Building conservation is a specialised sector requiring a diverse set of skills, says Cliveden Conservation’s Berenice Humphreys. “There’s a lot of science in it; but there’s also a lot of history and art,” she says.
Training, therefore, is not as straightforward in this sector as in many other disciplines.
“It can be difficult to provide the range of projects an apprentice needs to fulfil their apprenticeship…and we need to have the right project for the candidate to get the best out of it.”
Getting a CSCS card is even harder: “Yes, you can get a card in some skills such as carving, masonry or plastering, but some of our team have obtained these through ‘grandfather rights’ – historic apprenticeship schemes that are no longer recognised by CSCS,” she says.
“For conservators there is no Heritage card as the ‘skill’ is too varied. The only way is to be accredited through the Institute of Conservation,” explains Humphreys.
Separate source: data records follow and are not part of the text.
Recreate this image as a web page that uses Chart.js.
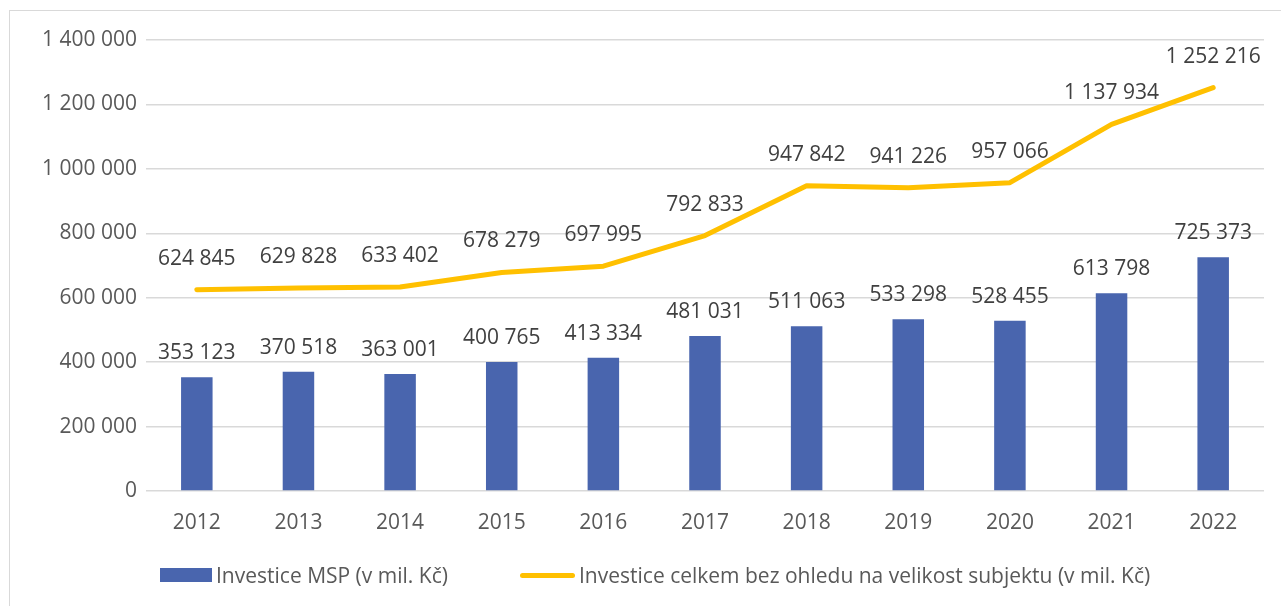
<!DOCTYPE html>
<html lang="cs">
<head>
<meta charset="UTF-8">
<title>Investice MSP</title>
<script src="https://cdn.jsdelivr.net/npm/chart.js"></script>
<style>
  html, body { margin: 0; padding: 0; background: #fff; overflow: hidden; }
  #wrap { position: relative; width: 1281px; height: 606px; }
  #frame { position: absolute; left: 9px; top: 10px; width: 1400px; height: 700px; border: 1px solid #d9d9d9; box-sizing: border-box; }
  #chart { position: absolute; left: 0; top: 0; }
  .lg { position: absolute; top: 562px; height: 26px; display: flex; align-items: center;
        font: 21px "Open Sans", sans-serif; color: #595959; white-space: nowrap; }
  .sw { display: inline-block; margin-right: 4px; }
</style>
</head>
<body>
<div id="wrap">
  <div id="frame"></div>
  <canvas id="chart" width="1281" height="606"></canvas>
  <div id="legend"></div>
</div>
<script>
// data
const years = ['2012', '2013', '2014', '2015', '2016', '2017', '2018', '2019', '2020', '2021', '2022'];
const msp = [353123, 370518, 363001, 400765, 413334, 481031, 511063, 533298, 528455, 613798, 725373];
const total = [624845, 629828, 633402, 678279, 697995, 792833, 947842, 941226, 957066, 1137934, 1252216];
const yTicks = [0, 200000, 400000, 600000, 800000, 1000000, 1200000, 1400000];
const labelMsp = 'Investice MSP (v mil. Kč)';
const labelTotal = 'Investice celkem bez ohledu na velikost subjektu (v mil. Kč)';

const BLUE = '#4965ae';
const GOLD = '#ffc000';
const FONT = '"Open Sans", sans-serif';

// 1234567 -> "1 234 567"
function fmt(v) {
    return String(v).replace(/\B(?=(\d{3})+(?!\d))/g, ' ');
}

// popisky hodnot nad sloupci a body
const valueLabels = {
    id: 'valueLabels',
    afterDatasetsDraw(chart) {
        const ctx = chart.ctx;
        ctx.save();
        ctx.font = '21px ' + FONT;
        ctx.fillStyle = '#404040';
        ctx.textAlign = 'center';
        ctx.textBaseline = 'alphabetic';
        chart.data.datasets.forEach((ds, i) => {
            const meta = chart.getDatasetMeta(i);
            const off = ds.type === 'line' ? 25 : 18;
            meta.data.forEach((el, j) => {
                ctx.fillText(fmt(ds.data[j]), el.x, el.y - off);
            });
        });
        ctx.restore();
    }
};

const chart = new Chart(document.getElementById('chart'), {
    data: {
        labels: years,
        datasets: [
            {
                type: 'line',
                label: labelTotal,
                data: total,
                borderColor: GOLD,
                backgroundColor: GOLD,
                borderWidth: 5,
                borderCapStyle: 'round',
                borderJoinStyle: 'round',
                pointRadius: 0,
                tension: 0,
                order: 0
            },
            {
                type: 'bar',
                label: labelMsp,
                data: msp,
                backgroundColor: BLUE,
                borderWidth: 0,
                categoryPercentage: 1,
                barPercentage: 0.31,
                order: 1
            }
        ]
    },
    options: {
        responsive: false,
        animation: false,
        layout: { padding: { left: 0, right: 17, top: 40, bottom: 55 } },
        plugins: {
            legend: { display: false },
            tooltip: { enabled: false }
        },
        scales: {
            x: {
                grid: { display: false },
                border: { display: false },
                ticks: { color: '#595959', font: { family: FONT, size: 21 }, padding: 11, maxRotation: 0 },
                afterFit(scale) { scale.height = 60; }
            },
            y: {
                min: 0,
                max: 1400000,
                afterBuildTicks(scale) { scale.ticks = yTicks.map(v => ({ value: v })); },
                grid: { color: '#d9d9d9', lineWidth: 1.5, drawTicks: false },
                border: { display: false },
                ticks: { color: '#595959', font: { family: FONT, size: 21 }, padding: 9, callback: v => fmt(v) },
                afterFit(scale) { scale.width = 146; }
            }
        }
    },
    plugins: [valueLabels]
});

// legenda
const legend = document.getElementById('legend');
[
    { text: labelMsp, left: 160, sw: 'width:52px;height:14px;background:' + BLUE },
    { text: labelTotal, left: 520, sw: 'width:55px;height:5px;border-radius:3px;background:' + GOLD }
].forEach(it => {
    const d = document.createElement('div');
    d.className = 'lg';
    d.style.left = it.left + 'px';
    d.innerHTML = '<span class="sw" style="' + it.sw + '"></span><span>' + it.text + '</span>';
    legend.appendChild(d);
});
</script>
</body>
</html>
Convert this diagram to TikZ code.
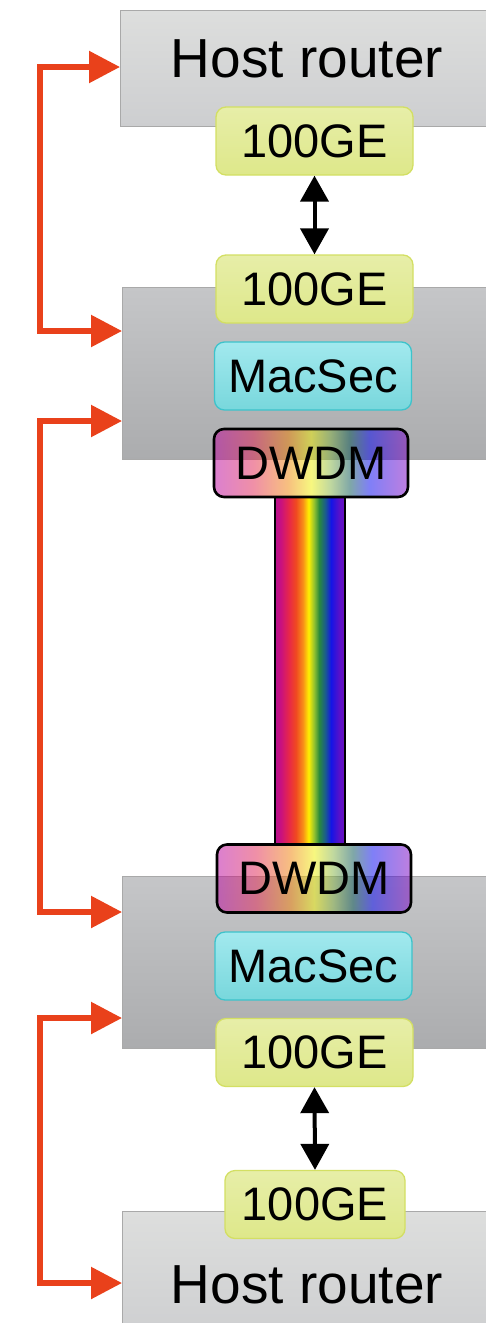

“For most new graduates, it is natural that they would need to gain experience in the field prior to applying to become an Accredited Conservator, and yet they will struggle to get that experience as they cannot get a CSCS card to allow them on site. Some degree qualifications allow you to be an ‘academically qualified person’ as a CSCS cardholder but, like the Heritage cards, not all courses count.”
The CSCS was originally intended to show competency on site but now it focuses very much on NVQ qualifications, says Humphreys: “Most conservators come either through degree-level qualifications in a directly-related subject or something allied - such as Fine Art, or even cross-over from something entirely different. This makes it very tricky for the team.”
Humphreys herself has a degree in combined arts from Leicester University and a master’s in building conservation from Bournemouth. The two conservators working on site with her at Wells – Andrea Walker and Jenna Burrell – both have first-class honours degrees in conservation from Lincoln University, one of the few universities to offer a dedicated heritage conservation degree course.